→ **WORK TO COMPLETE**
Pictures within the data are to be left out; everything else must be reproduced exactly.

→ **MATERIAL PROVIDED**

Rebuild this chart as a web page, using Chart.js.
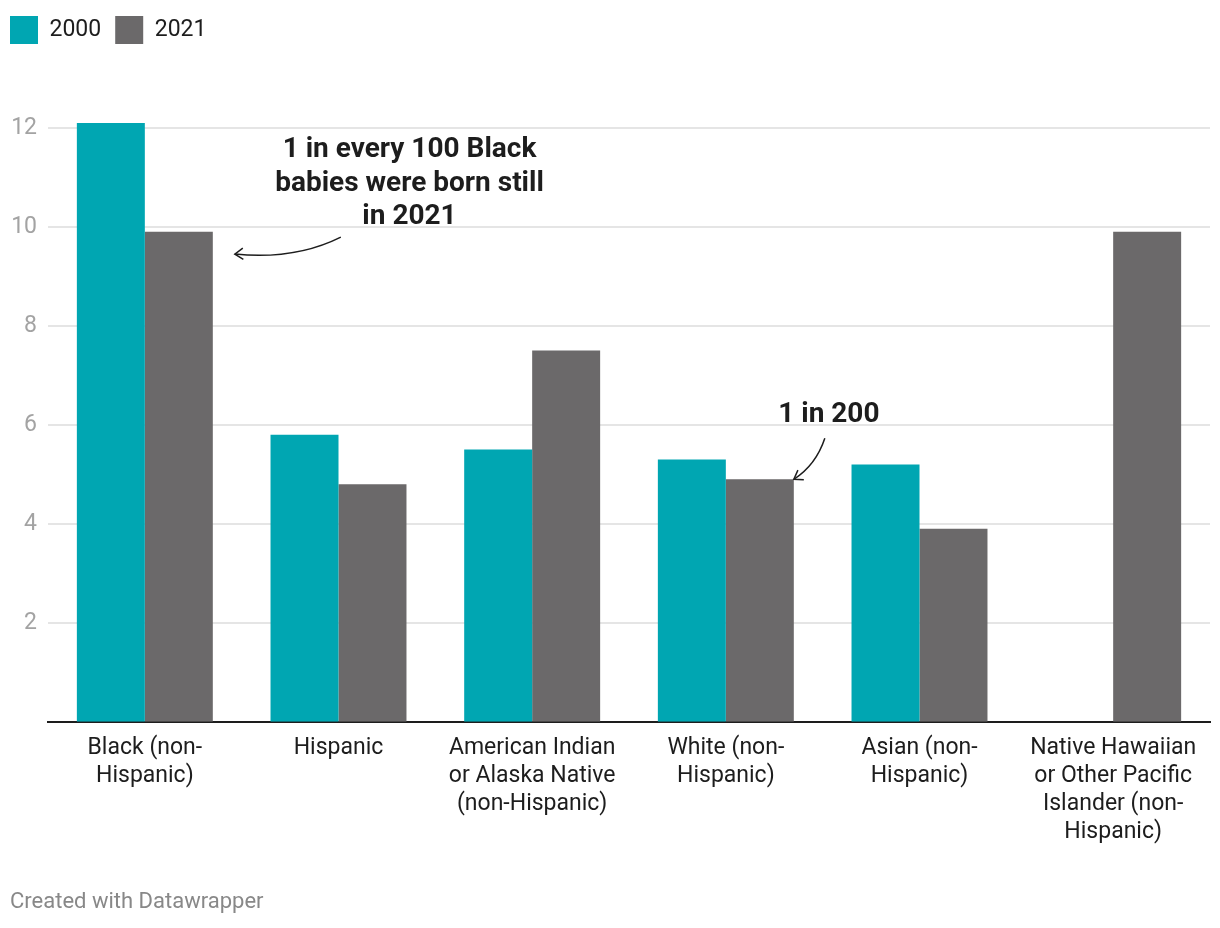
<!DOCTYPE html>
<html>
<head>
<meta charset="utf-8">
<script src="https://cdn.jsdelivr.net/npm/chart.js@4.4.0/dist/chart.umd.min.js"></script>
<style>
  html, body { margin: 0; padding: 0; background: #fff; }
  #wrap { position: relative; width: 1220px; height: 928px; }
</style>
</head>
<body>
<div id="wrap"><canvas id="stillbirthChart"></canvas></div>
<script>
const categories = [
    ['Black (non-', 'Hispanic)'],
    'Hispanic',
    ['American Indian', 'or Alaska Native', '(non-Hispanic)'],
    ['White (non-', 'Hispanic)'],
    ['Asian (non-', 'Hispanic)'],
    ['Native Hawaiian', 'or Other Pacific', 'Islander (non-', 'Hispanic)'],
];
const values2000 = [12.1, 5.8, 5.5, 5.3, 5.2, null];
const values2021 = [9.9, 4.8, 7.5, 4.9, 3.9, 9.9];
const yTicks = [2, 4, 6, 8, 10, 12];

const FONT = 'Roboto, "Noto Sans", sans-serif';

// legend needs extra room below it before the plot starts
const legendSpace = {
    id: 'legendSpace',
    beforeInit(chart) {
        const origFit = chart.legend.fit;
        chart.legend.fit = function fit() {
            origFit.bind(chart.legend)();
            this.height = 116;
        };
    },
};

function drawArrowHead(ctx, tipX, tipY, angle, len) {
    ctx.beginPath();
    ctx.moveTo(tipX + len * Math.cos(angle - 0.6), tipY + len * Math.sin(angle - 0.6));
    ctx.lineTo(tipX, tipY);
    ctx.lineTo(tipX + len * Math.cos(angle + 0.6), tipY + len * Math.sin(angle + 0.6));
    ctx.stroke();
}

const notes = {
    id: 'notes',
    afterDraw(chart) {
        const ctx = chart.ctx;
        const x = chart.scales.x;
        const y = chart.scales.y;
        ctx.save();
        ctx.fillStyle = '#1d1d1d';
        ctx.font = 'bold 28px ' + FONT;
        ctx.textAlign = 'center';
        ctx.textBaseline = 'middle';

        // Black (non-Hispanic) note
        const cx1 = x.getPixelForValue(1) + 71;
        const lines = ['1 in every 100 Black', 'babies were born still', 'in 2021'];
        lines.forEach((t, i) => ctx.fillText(t, cx1, y.getPixelForValue(11.55) + i * 33.5));

        ctx.strokeStyle = '#1d1d1d';
        ctx.lineWidth = 1.5;
        const bx = x.getPixelForValue(0) + 90;
        const by = y.getPixelForValue(9.45);
        ctx.beginPath();
        ctx.moveTo(bx + 106, by - 17);
        ctx.quadraticCurveTo(bx + 60, by + 6, bx, by);
        ctx.stroke();
        drawArrowHead(ctx, bx, by, -0.05, 10);

        // White (non-Hispanic) note
        const cx2 = x.getPixelForValue(3) + 103;
        ctx.fillText('1 in 200', cx2, y.getPixelForValue(6.2));
        const wx = x.getPixelForValue(3) + 68;
        const wy = y.getPixelForValue(4.9);
        ctx.beginPath();
        ctx.moveTo(wx + 31, wy - 41);
        ctx.quadraticCurveTo(wx + 22, wy - 14, wx, wy);
        ctx.stroke();
        drawArrowHead(ctx, wx, wy, -0.55, 10);

        // footer
        ctx.font = '22px ' + FONT;
        ctx.fillStyle = '#888888';
        ctx.textAlign = 'left';
        ctx.fillText('Created with Datawrapper', 10, 902);
        ctx.restore();
    },
};

const ctx = document.getElementById('stillbirthChart').getContext('2d');
const stillbirthChart = new Chart(ctx, {
    type: 'bar',
    data: {
        labels: categories,
        datasets: [
            {
                label: '2000',
                data: values2000,
                backgroundColor: '#00a6b2',
                borderWidth: 0,
                barPercentage: 1,
                categoryPercentage: 0.702,
            },
            {
                label: '2021',
                data: values2021,
                backgroundColor: '#6b696a',
                borderWidth: 0,
                barPercentage: 1,
                categoryPercentage: 0.702,
            },
        ],
    },
    options: {
        responsive: true,
        maintainAspectRatio: false,
        animation: false,
        layout: { padding: { left: -4, right: 10, top: 2, bottom: 70 } },
        plugins: {
            tooltip: { enabled: false },
            legend: {
                position: 'top',
                align: 'start',
                labels: {
                    boxWidth: 28,
                    boxHeight: 28,
                    padding: 14,
                    color: '#1d1d1d',
                    font: { family: FONT, size: 23 },
                },
            },
        },
        scales: {
            x: {
                grid: { display: false, drawTicks: false },
                border: { display: true, color: '#1d1d1d', width: 2 },
                ticks: {
                    color: '#1d1d1d',
                    padding: 12,
                    maxRotation: 0,
                    autoSkip: false,
                    font: { family: FONT, size: 23, lineHeight: 1.22 },
                },
            },
            y: {
                min: 0,
                max: 12.2,
                afterBuildTicks(scale) {
                    scale.ticks = yTicks.map(v => ({ value: v }));
                },
                afterFit(scale) {
                    scale.width = 52;
                },
                grid: { color: '#e5e5e5', lineWidth: 2, drawTicks: false },
                border: { display: false },
                ticks: {
                    color: '#a3a3a3',
                    padding: 11,
                    font: { family: FONT, size: 23 },
                },
            },
        },
    },
    plugins: [legendSpace, notes],
});
</script>
</body>
</html>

→ **TASK RESPONSE**
Rebuild this chart as a web page, using Chart.js.
<!DOCTYPE html>
<html>
<head>
<meta charset="utf-8">
<script src="https://cdn.jsdelivr.net/npm/chart.js@4.4.0/dist/chart.umd.min.js"></script>
<style>
  html, body { margin: 0; padding: 0; background: #fff; }
  #wrap { position: relative; width: 1220px; height: 928px; }
</style>
</head>
<body>
<div id="wrap"><canvas id="stillbirthChart"></canvas></div>
<script>
const categories = [
    ['Black (non-', 'Hispanic)'],
    'Hispanic',
    ['American Indian', 'or Alaska Native', '(non-Hispanic)'],
    ['White (non-', 'Hispanic)'],
    ['Asian (non-', 'Hispanic)'],
    ['Native Hawaiian', 'or Other Pacific', 'Islander (non-', 'Hispanic)'],
];
const values2000 = [12.1, 5.8, 5.5, 5.3, 5.2, null];
const values2021 = [9.9, 4.8, 7.5, 4.9, 3.9, 9.9];
const yTicks = [2, 4, 6, 8, 10, 12];

const FONT = 'Roboto, "Noto Sans", sans-serif';

// legend needs extra room below it before the plot starts
const legendSpace = {
    id: 'legendSpace',
    beforeInit(chart) {
        const origFit = chart.legend.fit;
        chart.legend.fit = function fit() {
            origFit.bind(chart.legend)();
            this.height = 116;
        };
    },
};

function drawArrowHead(ctx, tipX, tipY, angle, len) {
    ctx.beginPath();
    ctx.moveTo(tipX + len * Math.cos(angle - 0.6), tipY + len * Math.sin(angle - 0.6));
    ctx.lineTo(tipX, tipY);
    ctx.lineTo(tipX + len * Math.cos(angle + 0.6), tipY + len * Math.sin(angle + 0.6));
    ctx.stroke();
}

const notes = {
    id: 'notes',
    afterDraw(chart) {
        const ctx = chart.ctx;
        const x = chart.scales.x;
        const y = chart.scales.y;
        ctx.save();
        ctx.fillStyle = '#1d1d1d';
        ctx.font = 'bold 28px ' + FONT;
        ctx.textAlign = 'center';
        ctx.textBaseline = 'middle';

        // Black (non-Hispanic) note
        const cx1 = x.getPixelForValue(1) + 71;
        const lines = ['1 in every 100 Black', 'babies were born still', 'in 2021'];
        lines.forEach((t, i) => ctx.fillText(t, cx1, y.getPixelForValue(11.55) + i * 33.5));

        ctx.strokeStyle = '#1d1d1d';
        ctx.lineWidth = 1.5;
        const bx = x.getPixelForValue(0) + 90;
        const by = y.getPixelForValue(9.45);
        ctx.beginPath();
        ctx.moveTo(bx + 106, by - 17);
        ctx.quadraticCurveTo(bx + 60, by + 6, bx, by);
        ctx.stroke();
        drawArrowHead(ctx, bx, by, -0.05, 10);

        // White (non-Hispanic) note
        const cx2 = x.getPixelForValue(3) + 103;
        ctx.fillText('1 in 200', cx2, y.getPixelForValue(6.2));
        const wx = x.getPixelForValue(3) + 68;
        const wy = y.getPixelForValue(4.9);
        ctx.beginPath();
        ctx.moveTo(wx + 31, wy - 41);
        ctx.quadraticCurveTo(wx + 22, wy - 14, wx, wy);
        ctx.stroke();
        drawArrowHead(ctx, wx, wy, -0.55, 10);

        // footer
        ctx.font = '22px ' + FONT;
        ctx.fillStyle = '#888888';
        ctx.textAlign = 'left';
        ctx.fillText('Created with Datawrapper', 10, 902);
        ctx.restore();
    },
};

const ctx = document.getElementById('stillbirthChart').getContext('2d');
const stillbirthChart = new Chart(ctx, {
    type: 'bar',
    data: {
        labels: categories,
        datasets: [
            {
                label: '2000',
                data: values2000,
                backgroundColor: '#00a6b2',
                borderWidth: 0,
                barPercentage: 1,
                categoryPercentage: 0.702,
            },
            {
                label: '2021',
                data: values2021,
                backgroundColor: '#6b696a',
                borderWidth: 0,
                barPercentage: 1,
                categoryPercentage: 0.702,
            },
        ],
    },
    options: {
        responsive: true,
        maintainAspectRatio: false,
        animation: false,
        layout: { padding: { left: -4, right: 10, top: 2, bottom: 70 } },
        plugins: {
            tooltip: { enabled: false },
            legend: {
                position: 'top',
                align: 'start',
                labels: {
                    boxWidth: 28,
                    boxHeight: 28,
                    padding: 14,
                    color: '#1d1d1d',
                    font: { family: FONT, size: 23 },
                },
            },
        },
        scales: {
            x: {
                grid: { display: false, drawTicks: false },
                border: { display: true, color: '#1d1d1d', width: 2 },
                ticks: {
                    color: '#1d1d1d',
                    padding: 12,
                    maxRotation: 0,
                    autoSkip: false,
                    font: { family: FONT, size: 23, lineHeight: 1.22 },
                },
            },
            y: {
                min: 0,
                max: 12.2,
                afterBuildTicks(scale) {
                    scale.ticks = yTicks.map(v => ({ value: v }));
                },
                afterFit(scale) {
                    scale.width = 52;
                },
                grid: { color: '#e5e5e5', lineWidth: 2, drawTicks: false },
                border: { display: false },
                ticks: {
                    color: '#a3a3a3',
                    padding: 11,
                    font: { family: FONT, size: 23 },
                },
            },
        },
    },
    plugins: [legendSpace, notes],
});
</script>
</body>
</html>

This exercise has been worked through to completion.